Diving into a pool of memories

As a little girl, I had long brown hair that I wore in ratty pigtails. I had pixie-green eyes and a swollen little belly supported by short, stocky legs. Florida summers were dripping with humid heat. As the sun burned away the fresh cool of the morning, the clammy heat would settle in for the day. The mosquitoes would begin to buzz around my ears, and the sweetness of a slow day would envelop my world.

To survive the heat, I'd dash to the neighborhood pool as soon as it opened to plunge into the icy-coldness of the blue water. By 3 o'clock the pool was a vortex of joyous, screaming, laughing kids.

Swim lessons occurred daily. At the allotted hour, five children would assemble in a corner of the pool and huddle together in damp anticipation. The summer I was 7, my swim teacher was named Angie.

She drove a yellow, dinged-up Volkswagen Beetle, and I thought she was the most marvelous person ever to have existed. Minutes before the lesson started, she would leap into the pool in an arched dive and duck under the water, swimming a few breaststrokes, before emerging just in front of the five of us to grab someone's feet. We would squeal with imitation fright before eagerly asking to be the first to take a turn.

That summer I learned freestyle, backstroke, and breaststroke. I touched the bottom of the deep end for the first time. I jumped off the high dive.

But the best thing about that summer was the neighborhood swim meets. At 7 p.m. on Wednesdays, the children of Tallahassee would gather for races. Angie was the queen of the evening, presiding over the start and the finish. We 7-year-olds would clamber up onto the starting blocks and gleefully wave at the parents gathered to watch.

Angie would start the race, and we'd fling ourselves into the water, thrashing and kicking all the way to the other side.

Generally, we were all announced winners and helped out of the pool. We'd run to smiling parents, who picked us up and carried us home, satisfied. The sweet smell of chlorine would waft about us as we ate hot dogs before bed.

When I was 16, I wore my hair in a ponytail, and I disdainfully observed the 7-year-olds from a distance while I stretched with my teammates and waited to use the pool. The potbelly had vanished.

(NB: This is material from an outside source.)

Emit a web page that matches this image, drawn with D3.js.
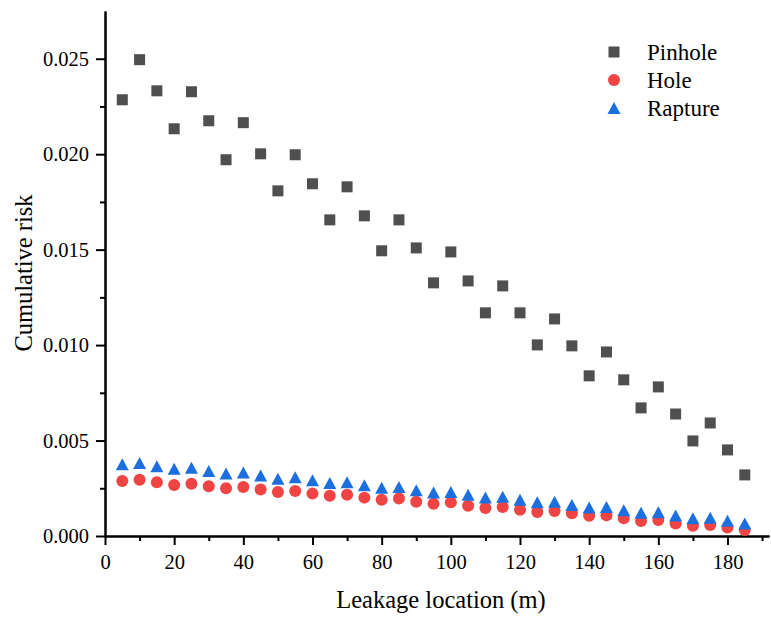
<!DOCTYPE html>
<html>
<head>
<meta charset="utf-8">
<script src="https://cdn.jsdelivr.net/npm/d3@7"></script>
<style>
  html, body { margin: 0; padding: 0; background: #fff; }
  svg { display: block; }
  svg text { font-family: "Liberation Serif", "Times New Roman", Tinos, "DejaVu Serif", "Noto Serif", serif !important; fill: #000; }
</style>
</head>
<body>
<svg id="chart" width="771" height="617"></svg>
<script>
// Leakage locations along the pipeline (m)
const locations = [5, 10, 15, 20, 25, 30, 35, 40, 45, 50, 55, 60, 65, 70, 75, 80, 85, 90, 95,
  100, 105, 110, 115, 120, 125, 130, 135, 140, 145, 150, 155, 160, 165, 170, 175, 180, 185];

// Cumulative risk for each leak size
const pinhole = [0.02285, 0.02495, 0.02332, 0.02133, 0.02327, 0.02175, 0.01971, 0.02165, 0.02002,
  0.01808, 0.01997, 0.01845, 0.01656, 0.01829, 0.01677, 0.01494, 0.01656, 0.01509, 0.01326,
  0.01488, 0.01336, 0.01169, 0.01310, 0.01169, 0.01001, 0.01137, 0.00996, 0.00839, 0.00964,
  0.00818, 0.00671, 0.00781, 0.00639, 0.00498, 0.00592, 0.00451, 0.00320];
const hole = [0.00288, 0.00295, 0.00281, 0.00267, 0.00274, 0.00260, 0.00250, 0.00257, 0.00243,
  0.00231, 0.00236, 0.00222, 0.00211, 0.00216, 0.00201, 0.00190, 0.00196, 0.00180, 0.00169,
  0.00177, 0.00159, 0.00147, 0.00152, 0.00138, 0.00126, 0.00131, 0.00119, 0.00106, 0.00108,
  0.00093, 0.00079, 0.00084, 0.00066, 0.00054, 0.00058, 0.00044, 0.00031];
const rapture = [0.00376, 0.00383, 0.00366, 0.00352, 0.00358, 0.00341, 0.00327, 0.00332, 0.00317,
  0.00300, 0.00308, 0.00292, 0.00277, 0.00282, 0.00266, 0.00253, 0.00257, 0.00240, 0.00228,
  0.00231, 0.00216, 0.00202, 0.00205, 0.00190, 0.00177, 0.00179, 0.00163, 0.00149, 0.00152,
  0.00135, 0.00122, 0.00125, 0.00107, 0.00093, 0.00096, 0.00080, 0.00066];

const seriesNames = ["Pinhole", "Hole", "Rapture"];

// Axis ticks
const xMajorTicks = [0, 20, 40, 60, 80, 100, 120, 140, 160, 180];
const xMinorTicks = [10, 30, 50, 70, 90, 110, 130, 150, 170, 190];
const yMajorTicks = [0, 0.005, 0.010, 0.015, 0.020, 0.025];
const yMinorTicks = [0.0025, 0.0075, 0.0125, 0.0175, 0.0225];

const FONT = '"Liberation Serif", "Times New Roman", Tinos, "DejaVu Serif", "Noto Serif", serif';

const svg = d3.select("#chart");

const x = d3.scaleLinear().domain([0, 192]).range([105, 769]);
const y = d3.scaleLinear().domain([0, 0.0275]).range([536, 11]);

const colors = { Pinhole: "#4f4f4f", Hole: "#f04343", Rapture: "#1b6fdf" };

// Marker shapes
const squareSide = 11;
const circleR = 6;
function trianglePath(cx, cy) {
  const w = 13, h = 12;
  return `M${cx},${cy - h / 2}L${cx + w / 2},${cy + h / 2}L${cx - w / 2},${cy + h / 2}Z`;
}

// Axes
function styleAxis(g) {
  g.attr("font-family", null).style("font-family", FONT);
  g.selectAll("path.domain").attr("stroke", "#000").attr("stroke-width", 2);
  g.selectAll(".tick line").attr("stroke", "#000").attr("stroke-width", 2);
  g.selectAll(".tick text").style("font-family", FONT)
    .style("font-size", "20.5px").attr("fill", "#000");
}

const xAxisG = svg.append("g").attr("transform", "translate(0,536)")
  .call(d3.axisBottom(x).tickValues(xMajorTicks).tickFormat(d3.format("d"))
    .tickSize(9).tickSizeOuter(0).tickPadding(9));
styleAxis(xAxisG);

const xMinorG = svg.append("g").attr("transform", "translate(0,536)")
  .call(d3.axisBottom(x).tickValues(xMinorTicks).tickFormat("").tickSize(5).tickSizeOuter(0));
styleAxis(xMinorG);

const yAxisG = svg.append("g").attr("transform", "translate(105,0)")
  .call(d3.axisLeft(y).tickValues(yMajorTicks).tickFormat(d3.format(".3f"))
    .tickSize(9).tickSizeOuter(0).tickPadding(7));
styleAxis(yAxisG);

const yMinorG = svg.append("g").attr("transform", "translate(105,0)")
  .call(d3.axisLeft(y).tickValues(yMinorTicks).tickFormat("").tickSize(5).tickSizeOuter(0));
styleAxis(yMinorG);

// Axis titles
svg.append("text")
  .attr("x", 441).attr("y", 608)
  .attr("text-anchor", "middle")
  .style("font-family", FONT).style("font-size", "24.5px")
  .text("Leakage location (m)");

svg.append("text")
  .attr("transform", "translate(32,273) rotate(-90)")
  .attr("text-anchor", "middle")
  .style("font-family", FONT).style("font-size", "24.5px")
  .text("Cumulative risk");

// Data markers
const pinholeData = locations.map((d, i) => ({ x: d, y: pinhole[i] }));
const holeData = locations.map((d, i) => ({ x: d, y: hole[i] }));
const raptureData = locations.map((d, i) => ({ x: d, y: rapture[i] }));

svg.append("g").selectAll("rect").data(pinholeData).join("rect")
  .attr("x", d => x(d.x) - squareSide / 2)
  .attr("y", d => y(d.y) - squareSide / 2)
  .attr("width", squareSide).attr("height", squareSide)
  .attr("fill", colors.Pinhole);

svg.append("g").selectAll("circle").data(holeData).join("circle")
  .attr("cx", d => x(d.x)).attr("cy", d => y(d.y)).attr("r", circleR)
  .attr("fill", colors.Hole);

svg.append("g").selectAll("path").data(raptureData).join("path")
  .attr("d", d => trianglePath(x(d.x), y(d.y)))
  .attr("fill", colors.Rapture);

// Legend
const legend = svg.append("g").attr("transform", "translate(614,52)");
const rowGap = 28;
seriesNames.forEach((name, i) => {
  const cy = i * rowGap;
  if (name === "Pinhole") {
    legend.append("rect").attr("x", -squareSide / 2).attr("y", cy - squareSide / 2)
      .attr("width", squareSide).attr("height", squareSide).attr("fill", colors.Pinhole);
  } else if (name === "Hole") {
    legend.append("circle").attr("cx", 0).attr("cy", cy).attr("r", circleR).attr("fill", colors.Hole);
  } else {
    legend.append("path").attr("d", trianglePath(0, cy)).attr("fill", colors.Rapture);
  }
  legend.append("text").attr("x", 33).attr("y", cy + 8)
    .style("font-family", FONT).style("font-size", "23px").text(name);
});
</script>
</body>
</html>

As I sat in a straddle, I would force my chest to the ground. I would lay my head against the rough concrete, and watch the trickle of water from a laughing 7-year-old slide under my outstretched legs.

After sunset, when the youngsters left, my synchronized swimming team had the darkened, silent pool to ourselves. Our workout would be posted on the blackboard beside the pool. Wordlessly, my teammates and I would slide into the water and begin the long warmup.

We would do hypoxic sets, pushing our lungs to their limits, trying to swim ever farther, ever harder, underwater. At my coach's "Go!" I would slip under the water and push off the wall. Taking long strokes to conserve energy, I would pull myself through the water. I swam centimeters off the bottom, keeping my nose just above the bottom tiles.

At the 50-yard mark my lungs would start to complain. At the 75-yard mark, I would emerge, blowing bubbles to ensure that the second my mouth was above water I could inhale. I would hang onto the wall, surrounded by my gasping teammates.

In the workout that followed, we pushed ourselves to our limits and tried again and again to break those limits. By 10 p.m. we were exhausted. We would drag ourselves from the pool and stand silently under the hot showers, trying to scrub the stench of chlorine from our skin.

Yesterday I returned to the pool. It was an anonymous pool, strange in its noises and its inhabitants, but also familiar. I closed my eyes as I slid into the water. The smell of chlorine evoked a torrent of recollections. All the many hours I had spent in a pool flooded my memory, one after another, until I bent my knees to escape in the quiet under the water. I stood up in the shallow end and almost turned to look for the blackboard with instructions for a workout.

My hair is still brown, but I now wear it in a knot above my neck. I have neither the body of a 7-year-old nor that of an elite athlete. I am 21 this year; I have the prospects of life splayed out before me.

This summer I was offered jobs in Boston and in New York. I was offered a job at a summer camp in Maine and a scholarship to study democracy in Europe. I turned down all of these opportunities. Instead, I will return to the Meyer's Park neighborhood pool to teach swim lessons. I will return as an Angie, to run swim meets and to preside as queen of the pool.

I have left my childhood somewhere in the years behind me. Is it possible to regain the playfulness of a 7-year-old?

This summer I will teach 6-, 7-, and 8-year-olds freestyle, backstroke, and breaststroke. I am hoping to be rewarded with more than the minimum wage for a swim instructor. I am hoping the 7-year-olds will teach me to play marco polo. I am hoping to remember what it's like to wage a war with splashes, to enjoy the sounds of underwater bubbles, and to race because it's fun to swim fast.